Data provided:
━━━━━━━━

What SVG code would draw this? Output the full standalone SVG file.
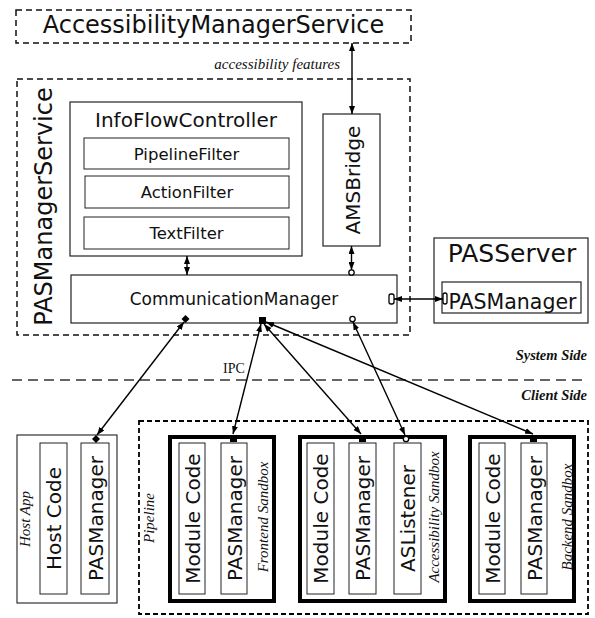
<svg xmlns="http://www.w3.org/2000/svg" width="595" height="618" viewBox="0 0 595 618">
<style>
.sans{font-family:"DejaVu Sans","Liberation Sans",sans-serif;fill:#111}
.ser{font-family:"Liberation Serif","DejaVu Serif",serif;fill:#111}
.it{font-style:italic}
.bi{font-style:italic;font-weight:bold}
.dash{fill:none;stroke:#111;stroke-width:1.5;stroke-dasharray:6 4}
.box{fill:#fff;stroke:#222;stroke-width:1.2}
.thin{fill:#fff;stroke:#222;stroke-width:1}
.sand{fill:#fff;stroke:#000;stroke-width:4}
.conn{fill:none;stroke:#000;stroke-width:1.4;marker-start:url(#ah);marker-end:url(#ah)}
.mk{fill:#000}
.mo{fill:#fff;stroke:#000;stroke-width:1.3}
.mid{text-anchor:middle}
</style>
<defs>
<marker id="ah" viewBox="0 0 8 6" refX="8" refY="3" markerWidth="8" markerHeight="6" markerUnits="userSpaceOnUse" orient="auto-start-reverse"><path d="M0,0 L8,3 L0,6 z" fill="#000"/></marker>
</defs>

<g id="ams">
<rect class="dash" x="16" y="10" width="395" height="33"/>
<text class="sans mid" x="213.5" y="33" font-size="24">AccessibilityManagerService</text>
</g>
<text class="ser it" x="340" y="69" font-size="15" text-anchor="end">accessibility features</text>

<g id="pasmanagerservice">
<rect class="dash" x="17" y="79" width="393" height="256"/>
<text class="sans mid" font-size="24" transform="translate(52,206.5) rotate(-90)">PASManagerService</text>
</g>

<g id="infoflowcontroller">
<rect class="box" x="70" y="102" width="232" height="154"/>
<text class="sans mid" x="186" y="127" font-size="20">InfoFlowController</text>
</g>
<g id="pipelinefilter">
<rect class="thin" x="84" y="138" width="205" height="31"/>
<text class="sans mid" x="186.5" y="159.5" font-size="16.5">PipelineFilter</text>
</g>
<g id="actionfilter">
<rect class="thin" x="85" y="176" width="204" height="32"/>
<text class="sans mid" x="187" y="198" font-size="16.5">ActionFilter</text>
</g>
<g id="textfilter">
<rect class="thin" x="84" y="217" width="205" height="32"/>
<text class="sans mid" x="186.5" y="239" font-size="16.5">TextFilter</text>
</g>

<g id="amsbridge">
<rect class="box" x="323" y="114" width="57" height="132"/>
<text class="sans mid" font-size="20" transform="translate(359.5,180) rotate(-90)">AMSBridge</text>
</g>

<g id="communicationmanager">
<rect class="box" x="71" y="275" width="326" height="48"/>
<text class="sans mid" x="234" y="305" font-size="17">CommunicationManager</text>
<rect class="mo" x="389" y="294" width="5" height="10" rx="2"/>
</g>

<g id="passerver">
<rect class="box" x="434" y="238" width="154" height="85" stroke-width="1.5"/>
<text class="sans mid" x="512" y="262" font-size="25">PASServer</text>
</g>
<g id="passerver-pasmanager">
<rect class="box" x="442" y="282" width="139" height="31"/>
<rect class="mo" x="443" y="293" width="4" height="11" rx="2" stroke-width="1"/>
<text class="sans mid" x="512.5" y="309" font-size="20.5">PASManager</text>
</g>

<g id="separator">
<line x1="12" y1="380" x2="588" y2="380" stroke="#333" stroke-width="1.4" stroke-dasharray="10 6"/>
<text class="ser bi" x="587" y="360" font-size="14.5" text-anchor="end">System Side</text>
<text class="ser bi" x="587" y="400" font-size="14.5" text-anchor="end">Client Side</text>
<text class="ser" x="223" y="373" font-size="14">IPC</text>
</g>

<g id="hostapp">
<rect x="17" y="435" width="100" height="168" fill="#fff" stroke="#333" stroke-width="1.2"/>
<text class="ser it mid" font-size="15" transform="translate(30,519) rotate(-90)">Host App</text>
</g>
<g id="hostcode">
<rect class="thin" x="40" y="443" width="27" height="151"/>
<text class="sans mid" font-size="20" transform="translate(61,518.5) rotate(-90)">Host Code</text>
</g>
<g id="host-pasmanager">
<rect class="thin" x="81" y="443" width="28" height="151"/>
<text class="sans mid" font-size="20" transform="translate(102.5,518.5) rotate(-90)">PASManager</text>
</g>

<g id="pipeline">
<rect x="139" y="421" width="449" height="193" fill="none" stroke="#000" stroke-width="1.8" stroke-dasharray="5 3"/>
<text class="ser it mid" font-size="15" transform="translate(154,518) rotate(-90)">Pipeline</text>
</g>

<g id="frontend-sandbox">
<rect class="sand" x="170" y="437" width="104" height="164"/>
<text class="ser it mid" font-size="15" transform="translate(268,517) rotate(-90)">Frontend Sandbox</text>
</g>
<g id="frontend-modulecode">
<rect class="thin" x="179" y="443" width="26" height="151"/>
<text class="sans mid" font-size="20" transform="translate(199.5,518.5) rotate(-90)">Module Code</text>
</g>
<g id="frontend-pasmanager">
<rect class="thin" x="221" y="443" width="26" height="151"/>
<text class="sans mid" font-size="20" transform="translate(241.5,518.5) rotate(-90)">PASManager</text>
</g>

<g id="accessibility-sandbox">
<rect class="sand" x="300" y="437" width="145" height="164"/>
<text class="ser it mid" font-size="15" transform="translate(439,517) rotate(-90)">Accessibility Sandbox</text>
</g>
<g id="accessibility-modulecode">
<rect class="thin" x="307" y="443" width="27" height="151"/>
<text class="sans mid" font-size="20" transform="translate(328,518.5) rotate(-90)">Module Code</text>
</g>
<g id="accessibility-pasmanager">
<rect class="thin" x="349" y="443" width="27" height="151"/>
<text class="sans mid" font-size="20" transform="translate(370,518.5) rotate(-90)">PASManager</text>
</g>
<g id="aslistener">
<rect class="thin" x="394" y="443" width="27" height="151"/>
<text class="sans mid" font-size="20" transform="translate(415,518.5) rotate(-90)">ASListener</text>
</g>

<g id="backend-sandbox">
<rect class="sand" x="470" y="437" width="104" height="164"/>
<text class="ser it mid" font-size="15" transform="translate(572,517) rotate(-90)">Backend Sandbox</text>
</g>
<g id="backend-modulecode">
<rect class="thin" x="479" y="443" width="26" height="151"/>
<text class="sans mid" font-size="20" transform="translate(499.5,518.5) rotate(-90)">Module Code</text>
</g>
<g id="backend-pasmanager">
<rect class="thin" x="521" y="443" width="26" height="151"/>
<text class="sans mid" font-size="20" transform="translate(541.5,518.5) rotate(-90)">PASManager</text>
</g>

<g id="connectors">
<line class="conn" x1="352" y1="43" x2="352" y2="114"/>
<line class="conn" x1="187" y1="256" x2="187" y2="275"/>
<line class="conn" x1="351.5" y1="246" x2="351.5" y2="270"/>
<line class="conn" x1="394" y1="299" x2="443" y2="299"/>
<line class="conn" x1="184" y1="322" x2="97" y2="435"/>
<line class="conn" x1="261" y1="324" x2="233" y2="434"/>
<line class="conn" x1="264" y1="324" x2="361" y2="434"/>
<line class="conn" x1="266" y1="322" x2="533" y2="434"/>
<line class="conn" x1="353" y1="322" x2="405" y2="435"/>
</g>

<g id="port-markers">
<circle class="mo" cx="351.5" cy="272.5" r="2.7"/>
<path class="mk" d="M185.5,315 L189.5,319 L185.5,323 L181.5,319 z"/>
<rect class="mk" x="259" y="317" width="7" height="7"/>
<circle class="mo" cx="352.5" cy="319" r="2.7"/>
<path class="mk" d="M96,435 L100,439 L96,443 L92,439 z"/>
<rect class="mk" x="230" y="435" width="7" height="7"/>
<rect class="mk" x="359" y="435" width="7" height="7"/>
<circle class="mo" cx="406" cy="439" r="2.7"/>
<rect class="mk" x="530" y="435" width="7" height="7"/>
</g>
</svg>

━━━━━━━━

What is being asked:
Reproduce every line of the material precisely, omitting its pictures.

The result:
What SVG code would draw this? Output the full standalone SVG file.
<svg xmlns="http://www.w3.org/2000/svg" width="595" height="618" viewBox="0 0 595 618">
<style>
.sans{font-family:"DejaVu Sans","Liberation Sans",sans-serif;fill:#111}
.ser{font-family:"Liberation Serif","DejaVu Serif",serif;fill:#111}
.it{font-style:italic}
.bi{font-style:italic;font-weight:bold}
.dash{fill:none;stroke:#111;stroke-width:1.5;stroke-dasharray:6 4}
.box{fill:#fff;stroke:#222;stroke-width:1.2}
.thin{fill:#fff;stroke:#222;stroke-width:1}
.sand{fill:#fff;stroke:#000;stroke-width:4}
.conn{fill:none;stroke:#000;stroke-width:1.4;marker-start:url(#ah);marker-end:url(#ah)}
.mk{fill:#000}
.mo{fill:#fff;stroke:#000;stroke-width:1.3}
.mid{text-anchor:middle}
</style>
<defs>
<marker id="ah" viewBox="0 0 8 6" refX="8" refY="3" markerWidth="8" markerHeight="6" markerUnits="userSpaceOnUse" orient="auto-start-reverse"><path d="M0,0 L8,3 L0,6 z" fill="#000"/></marker>
</defs>

<g id="ams">
<rect class="dash" x="16" y="10" width="395" height="33"/>
<text class="sans mid" x="213.5" y="33" font-size="24">AccessibilityManagerService</text>
</g>
<text class="ser it" x="340" y="69" font-size="15" text-anchor="end">accessibility features</text>

<g id="pasmanagerservice">
<rect class="dash" x="17" y="79" width="393" height="256"/>
<text class="sans mid" font-size="24" transform="translate(52,206.5) rotate(-90)">PASManagerService</text>
</g>

<g id="infoflowcontroller">
<rect class="box" x="70" y="102" width="232" height="154"/>
<text class="sans mid" x="186" y="127" font-size="20">InfoFlowController</text>
</g>
<g id="pipelinefilter">
<rect class="thin" x="84" y="138" width="205" height="31"/>
<text class="sans mid" x="186.5" y="159.5" font-size="16.5">PipelineFilter</text>
</g>
<g id="actionfilter">
<rect class="thin" x="85" y="176" width="204" height="32"/>
<text class="sans mid" x="187" y="198" font-size="16.5">ActionFilter</text>
</g>
<g id="textfilter">
<rect class="thin" x="84" y="217" width="205" height="32"/>
<text class="sans mid" x="186.5" y="239" font-size="16.5">TextFilter</text>
</g>

<g id="amsbridge">
<rect class="box" x="323" y="114" width="57" height="132"/>
<text class="sans mid" font-size="20" transform="translate(359.5,180) rotate(-90)">AMSBridge</text>
</g>

<g id="communicationmanager">
<rect class="box" x="71" y="275" width="326" height="48"/>
<text class="sans mid" x="234" y="305" font-size="17">CommunicationManager</text>
<rect class="mo" x="389" y="294" width="5" height="10" rx="2"/>
</g>

<g id="passerver">
<rect class="box" x="434" y="238" width="154" height="85" stroke-width="1.5"/>
<text class="sans mid" x="512" y="262" font-size="25">PASServer</text>
</g>
<g id="passerver-pasmanager">
<rect class="box" x="442" y="282" width="139" height="31"/>
<rect class="mo" x="443" y="293" width="4" height="11" rx="2" stroke-width="1"/>
<text class="sans mid" x="512.5" y="309" font-size="20.5">PASManager</text>
</g>

<g id="separator">
<line x1="12" y1="380" x2="588" y2="380" stroke="#333" stroke-width="1.4" stroke-dasharray="10 6"/>
<text class="ser bi" x="587" y="360" font-size="14.5" text-anchor="end">System Side</text>
<text class="ser bi" x="587" y="400" font-size="14.5" text-anchor="end">Client Side</text>
<text class="ser" x="223" y="373" font-size="14">IPC</text>
</g>

<g id="hostapp">
<rect x="17" y="435" width="100" height="168" fill="#fff" stroke="#333" stroke-width="1.2"/>
<text class="ser it mid" font-size="15" transform="translate(30,519) rotate(-90)">Host App</text>
</g>
<g id="hostcode">
<rect class="thin" x="40" y="443" width="27" height="151"/>
<text class="sans mid" font-size="20" transform="translate(61,518.5) rotate(-90)">Host Code</text>
</g>
<g id="host-pasmanager">
<rect class="thin" x="81" y="443" width="28" height="151"/>
<text class="sans mid" font-size="20" transform="translate(102.5,518.5) rotate(-90)">PASManager</text>
</g>

<g id="pipeline">
<rect x="139" y="421" width="449" height="193" fill="none" stroke="#000" stroke-width="1.8" stroke-dasharray="5 3"/>
<text class="ser it mid" font-size="15" transform="translate(154,518) rotate(-90)">Pipeline</text>
</g>

<g id="frontend-sandbox">
<rect class="sand" x="170" y="437" width="104" height="164"/>
<text class="ser it mid" font-size="15" transform="translate(268,517) rotate(-90)">Frontend Sandbox</text>
</g>
<g id="frontend-modulecode">
<rect class="thin" x="179" y="443" width="26" height="151"/>
<text class="sans mid" font-size="20" transform="translate(199.5,518.5) rotate(-90)">Module Code</text>
</g>
<g id="frontend-pasmanager">
<rect class="thin" x="221" y="443" width="26" height="151"/>
<text class="sans mid" font-size="20" transform="translate(241.5,518.5) rotate(-90)">PASManager</text>
</g>

<g id="accessibility-sandbox">
<rect class="sand" x="300" y="437" width="145" height="164"/>
<text class="ser it mid" font-size="15" transform="translate(439,517) rotate(-90)">Accessibility Sandbox</text>
</g>
<g id="accessibility-modulecode">
<rect class="thin" x="307" y="443" width="27" height="151"/>
<text class="sans mid" font-size="20" transform="translate(328,518.5) rotate(-90)">Module Code</text>
</g>
<g id="accessibility-pasmanager">
<rect class="thin" x="349" y="443" width="27" height="151"/>
<text class="sans mid" font-size="20" transform="translate(370,518.5) rotate(-90)">PASManager</text>
</g>
<g id="aslistener">
<rect class="thin" x="394" y="443" width="27" height="151"/>
<text class="sans mid" font-size="20" transform="translate(415,518.5) rotate(-90)">ASListener</text>
</g>

<g id="backend-sandbox">
<rect class="sand" x="470" y="437" width="104" height="164"/>
<text class="ser it mid" font-size="15" transform="translate(572,517) rotate(-90)">Backend Sandbox</text>
</g>
<g id="backend-modulecode">
<rect class="thin" x="479" y="443" width="26" height="151"/>
<text class="sans mid" font-size="20" transform="translate(499.5,518.5) rotate(-90)">Module Code</text>
</g>
<g id="backend-pasmanager">
<rect class="thin" x="521" y="443" width="26" height="151"/>
<text class="sans mid" font-size="20" transform="translate(541.5,518.5) rotate(-90)">PASManager</text>
</g>

<g id="connectors">
<line class="conn" x1="352" y1="43" x2="352" y2="114"/>
<line class="conn" x1="187" y1="256" x2="187" y2="275"/>
<line class="conn" x1="351.5" y1="246" x2="351.5" y2="270"/>
<line class="conn" x1="394" y1="299" x2="443" y2="299"/>
<line class="conn" x1="184" y1="322" x2="97" y2="435"/>
<line class="conn" x1="261" y1="324" x2="233" y2="434"/>
<line class="conn" x1="264" y1="324" x2="361" y2="434"/>
<line class="conn" x1="266" y1="322" x2="533" y2="434"/>
<line class="conn" x1="353" y1="322" x2="405" y2="435"/>
</g>

<g id="port-markers">
<circle class="mo" cx="351.5" cy="272.5" r="2.7"/>
<path class="mk" d="M185.5,315 L189.5,319 L185.5,323 L181.5,319 z"/>
<rect class="mk" x="259" y="317" width="7" height="7"/>
<circle class="mo" cx="352.5" cy="319" r="2.7"/>
<path class="mk" d="M96,435 L100,439 L96,443 L92,439 z"/>
<rect class="mk" x="230" y="435" width="7" height="7"/>
<rect class="mk" x="359" y="435" width="7" height="7"/>
<circle class="mo" cx="406" cy="439" r="2.7"/>
<rect class="mk" x="530" y="435" width="7" height="7"/>
</g>
</svg>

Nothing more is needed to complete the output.